Alcoverro, X. Suau, J. R. Morros, A. López-Méndez, A. Gil, J. Ruiz-Hidalgo, et al., “Gesture Control Interface for Immersive Panoramic Displays,” Multimedia Tools and Applications, vol. 73, p. 26, November 2014 2014.
http://link.springer.com/article/10.1007/s11042-013-1605-7/fulltext.html
This system uses the Kinect to detect gestures, hand gestures, face identification, and the location of the head. This system only controls panoramas, still and video. A transparent menu is laid over the media. Users can play/pause the media, change volume, navigation within the media, select options on the menu, change between available ROIs, and pass control to another user. There are no visuals of the all the commands for me to paste here. But the controls to me seem pretty complex since they rely on the position of the hand, the fingers, and the head of the user.
Here is a written description of the commands though:
- Volume Up: One finger to mouth
- Volume Down: Hand on ear
- Mute: Gesture cross in front of mouth
- Play/Resume: Hands together like clapping
- Panning: Grab and pull media around with hand
- Zooming: Bring hands together or further apart
- ROI Mode: Controlled by moving hands left or right
- New User: Face identification adds users
This is a two handed system relying on a full body image (achieved through the kinect). It tracks a lot more than I can with the Myo, but it still an interested scheme. Again this is a system made for controlling media. Media consumption is something that takes up a majority of our time. So this would be a great reference if I decided to make an interface that revolves around media consumption.

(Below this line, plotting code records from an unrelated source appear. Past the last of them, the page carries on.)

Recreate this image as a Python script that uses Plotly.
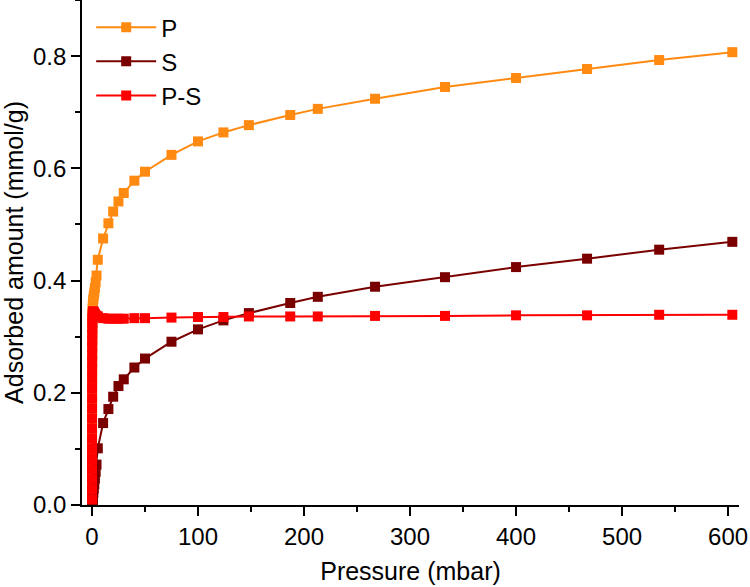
import plotly.graph_objects as go

# Pressure (mbar)
pressure = [0.01, 0.02, 0.03, 0.04, 0.05, 0.06, 0.07, 0.08, 0.09, 0.10, 0.11, 0.12, 0.14, 0.16,
            0.18, 0.20, 0.23, 0.26, 0.30, 0.35, 0.42, 0.50, 0.62, 0.78, 1.0, 1.3, 1.7, 2.2, 2.8,
            3.5, 4.3, 5.5, 10.5, 15.5, 20, 25, 30, 40, 50, 75, 100, 124, 148, 187, 213, 267,
            333, 400, 467, 535, 604]

# Adsorbed amount (mmol/g)
P_vals = [0.010, 0.028, 0.047, 0.065, 0.083, 0.101, 0.119, 0.137, 0.156, 0.174, 0.192, 0.210,
          0.227, 0.243, 0.258, 0.271, 0.285, 0.297, 0.309, 0.321, 0.332, 0.342, 0.350, 0.356,
          0.362, 0.367, 0.373, 0.379, 0.387, 0.397, 0.409, 0.437, 0.475, 0.502, 0.523, 0.541,
          0.556, 0.578, 0.594, 0.624, 0.648, 0.664, 0.677, 0.695, 0.706, 0.724, 0.745, 0.761,
          0.777, 0.793, 0.807]

S_vals = [0.000, 0.000, 0.001, 0.001, 0.001, 0.001, 0.001, 0.001, 0.002, 0.002, 0.002, 0.002,
          0.002, 0.003, 0.003, 0.003, 0.004, 0.004, 0.005, 0.006, 0.007, 0.009, 0.011, 0.013,
          0.017, 0.022, 0.029, 0.037, 0.047, 0.059, 0.072, 0.101, 0.146, 0.171, 0.193, 0.212,
          0.224, 0.245, 0.261, 0.291, 0.313, 0.329, 0.342, 0.360, 0.371, 0.389, 0.406, 0.424,
          0.439, 0.455, 0.469]

PS_vals = [0.010, 0.028, 0.046, 0.064, 0.082, 0.100, 0.118, 0.136, 0.154, 0.172, 0.190, 0.208,
           0.225, 0.240, 0.255, 0.268, 0.281, 0.293, 0.304, 0.315, 0.325, 0.333, 0.339, 0.343,
           0.345, 0.345, 0.344, 0.342, 0.340, 0.338, 0.337, 0.336, 0.333, 0.332, 0.332, 0.332,
           0.332, 0.333, 0.333, 0.334, 0.335, 0.335, 0.336, 0.336, 0.336, 0.337, 0.337, 0.338,
           0.338, 0.339, 0.339]

series_names = ["P", "S", "P-S"]
series_colors = ["#FF8A12", "#7A0000", "#FF0000"]

x_ticks = [0, 100, 200, 300, 400, 500, 600]
y_ticks = [0.0, 0.2, 0.4, 0.6, 0.8]
y_tick_text = ["0.0", "0.2", "0.4", "0.6", "0.8"]

FONT = "Arial, Liberation Sans, sans-serif"

fig = go.Figure()
for name, vals, col in zip(series_names, [P_vals, S_vals, PS_vals], series_colors):
    fig.add_trace(go.Scatter(
        x=pressure, y=vals, name=name, mode="lines+markers",
        line=dict(color=col, width=2),
        marker=dict(symbol="square", size=10, color=col, line=dict(width=0)),
    ))

xr = [-9.4, 610.3]
yr = [0.0, 0.9]

common = dict(showgrid=False, zeroline=False, showline=True, linecolor="black", linewidth=1.6,
              tickcolor="black", tickwidth=1.6, ticklen=9, automargin=False)

fig.update_layout(
    width=750, height=587,
    margin=dict(l=82, r=11, t=0, b=82),
    paper_bgcolor="white", plot_bgcolor="white",
    font=dict(family=FONT, size=24, color="black"),
    showlegend=True,
    legend=dict(x=0.014, y=0.99, xanchor="left", yanchor="top", bgcolor="rgba(0,0,0,0)",
                font=dict(size=24), itemwidth=60, tracegroupgap=0,
                borderwidth=0),
    xaxis=dict(range=xr, tickmode="array", tickvals=x_ticks, ticks="outside",
               minor=dict(dtick=50, tick0=0, ticks="outside", ticklen=5, tickcolor="black", tickwidth=1.6),
               title=dict(text="Pressure (mbar)", standoff=14, font=dict(size=25)),
               tickfont=dict(size=24), **common),
    yaxis=dict(range=yr, tickmode="array", tickvals=y_ticks, ticktext=y_tick_text, ticks="outside",
               minor=dict(dtick=0.1, tick0=0, ticks="outside", ticklen=5, tickcolor="black", tickwidth=1.6),
               title=dict(text="Adsorbed amount (mmol/g)", standoff=3, font=dict(size=25)),
               tickfont=dict(size=24), **common),
    xaxis2=dict(range=xr, overlaying="x", side="top", anchor="y", tickmode="array", tickvals=x_ticks,
                ticks="inside", showticklabels=False,
                minor=dict(dtick=50, tick0=0, ticks="inside", ticklen=5, tickcolor="black", tickwidth=1.6),
                **common),
    yaxis2=dict(range=yr, overlaying="y", side="right", anchor="x", tickmode="array", tickvals=y_ticks,
                ticks="inside", showticklabels=False,
                minor=dict(dtick=0.1, tick0=0, ticks="inside", ticklen=5, tickcolor="black", tickwidth=1.6),
                **common),
)

fig.write_html("out.html", config={"displayModeBar": False},
               post_script="document.body.style.margin='0';")
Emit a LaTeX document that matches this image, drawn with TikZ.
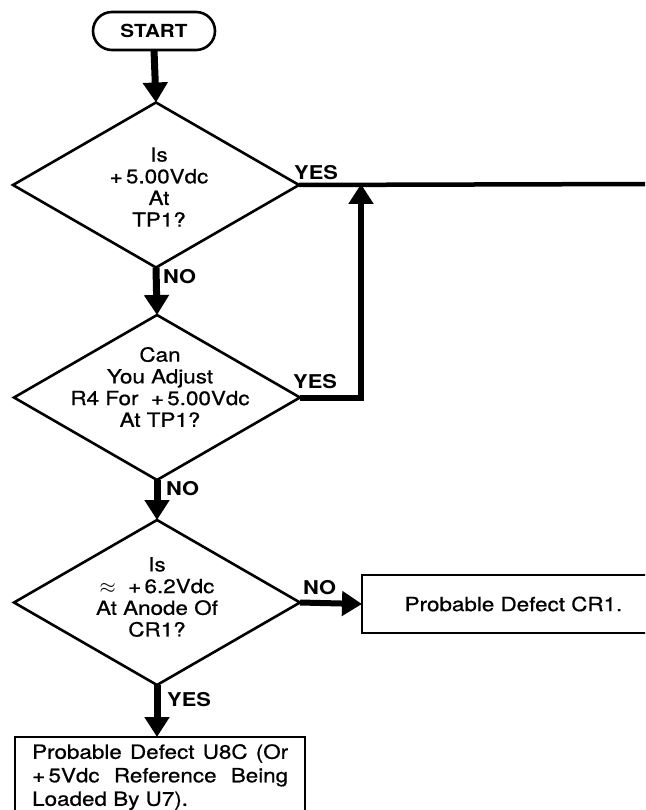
\documentclass[tikz,border=0pt]{standalone}
\usepackage{fontspec}
\setmainfont{TeX Gyre Heros}[FakeStretch=1.15]
\newfontfamily\heavyfont{TeX Gyre Heros}[FakeStretch=1.15,FakeBold=0.7]
\usetikzlibrary{shapes.geometric,arrows.meta}
\begin{document}
\begin{tikzpicture}[x=1pt,y=-1pt,
  decision/.style={diamond, draw, line width=2.6pt, minimum width=286pt, minimum height=165pt,
    inner sep=0pt, outer sep=0pt},
  dtext/.style={align=center, inner sep=0pt, font=\heavyfont\fontsize{19.5}{21.7}\selectfont},
  term/.style={rectangle, rounded corners=19pt, draw, line width=2.6pt, minimum width=122pt,
    minimum height=38pt, outer sep=0pt, font=\bfseries\fontsize{18}{22}\selectfont},
  proc/.style={rectangle, draw, line width=2.8pt, outer sep=0pt},
  btext/.style={font=\heavyfont\fontsize{19.5}{23.5}\selectfont, inner sep=0pt},
  flow/.style={line width=7pt, -{Triangle[width=24pt,length=20pt]}},
  lbl/.style={font=\bfseries\fontsize{19}{22}\selectfont, inner sep=0pt}
]
\useasboundingbox (0,0) rectangle (645,810);
\clip (0,0) rectangle (645,810);

% nodes
\node[term] (start) at (154,31) {START};
\node[decision] (d1) at (156,185) {};
\node[dtext] (d1t) at (159,187) {Is\\+\,5.00Vdc\\At\\TP1?};
\node[decision] (d2) at (157,397.5) {};
\node[dtext] (d2t) at (160,387) {Can\\You Adjust\\R4 For~~+\,5.00Vdc\\At TP1?};
\node[decision] (d3) at (157,602.5) {};
\node[dtext] (d3t) at (157,597) {Is\\$\approx$~~+\,6.2Vdc\\At Anode Of\\CR1?};
\node[proc, minimum width=303pt, minimum height=58pt, btext] (cr1) at (513.5,604) {Probable Defect CR1.};
\node[proc, anchor=north west, minimum width=290pt, minimum height=100pt] (b2) at (15,737) {};
\node[btext, anchor=north west, text width=256pt, align=justify] (b2t) at (32,744)
  {\tolerance=9999 Probable Defect U8C (Or\linebreak +\,5Vdc Reference Being\linebreak Loaded By U7).};

\coordinate (exitR) at (650,184);
\coordinate (join) at (361,184);

% connectors
\draw[flow] (start.south) -- (d1.north);
\draw[flow] (d1.south) -- (d2.north);
\draw[flow] (d2.south) -- (d3.north);
\draw[flow] (d3.south) -- (d3.south |- b2.north);
\draw[flow, line width=6pt] (d3.east) -- (cr1.west);
\draw[line width=4.5pt] (d1.east) -- (exitR);
\draw[line width=6pt, line join=miter, -{Triangle[width=24pt,length=20pt]}] (d2.east) -| (join);

% labels
\node[lbl, anchor=south west] (y1) at (294,180) {YES};
\node[lbl, anchor=west] (n1) at (163,277) {NO};
\node[lbl, anchor=south west] (y2) at (293,389) {YES};
\node[lbl, anchor=west] (n2) at (166,489) {NO};
\node[lbl, anchor=south west] (n3) at (303,595) {NO};
\node[lbl, anchor=west] (y3) at (167,700) {YES};
\end{tikzpicture}
\end{document}
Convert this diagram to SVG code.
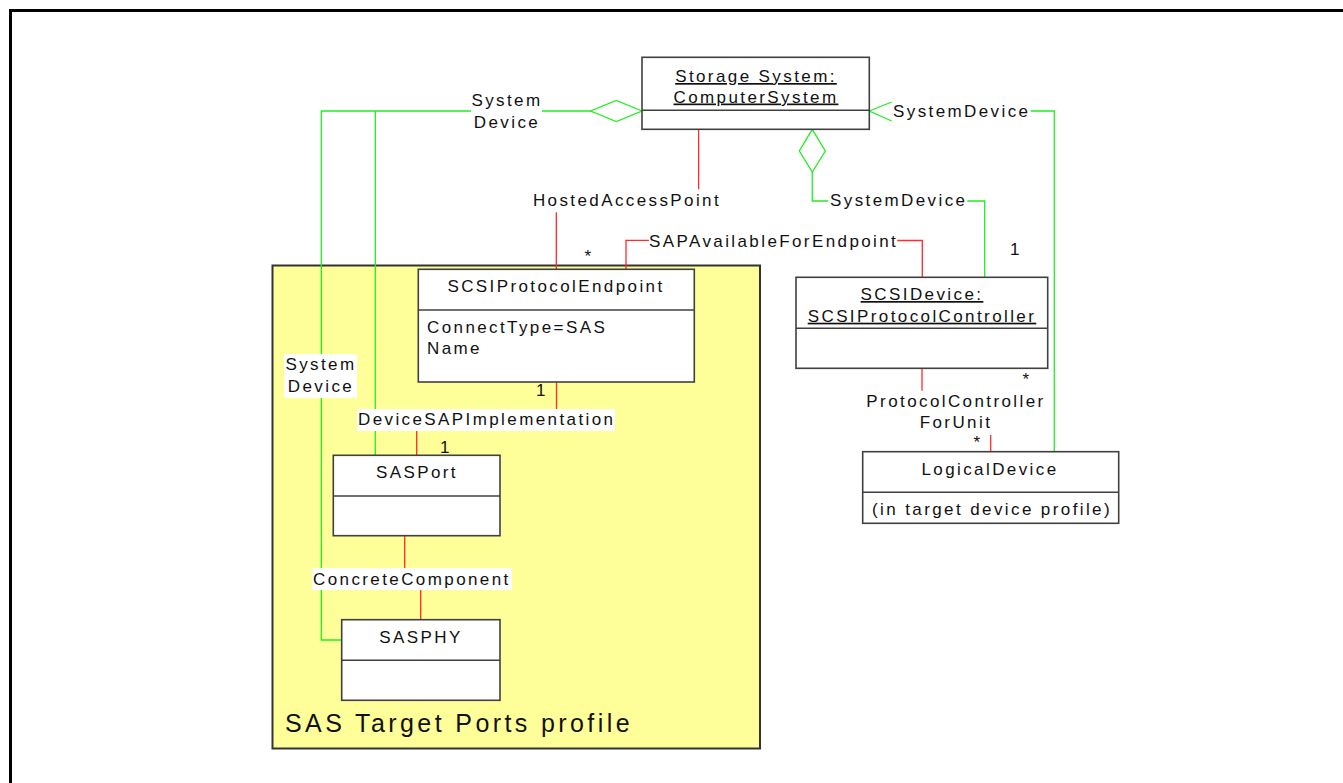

##Other interesting readings done this week
http://www.cc.gatech.edu/~thad/p/031_30_Gesture/iswc04-freedigiter.pdf
An ear-mounted finger gesture system to control phones (like a bluetooth headset). Based on the fact phones were getting smaller and smaller.
http://www.cogsci.ucsd.edu/~bkbergen/cogs200/McNeill_CH3_PS.pdf
Analog study on gestures (not gesture commands). Great classifications on natural gestures.
http://www.cse.iitb.ac.in/~aamod/glive/itsp.html
A cool open source PC/Webcam based gesture recognition project.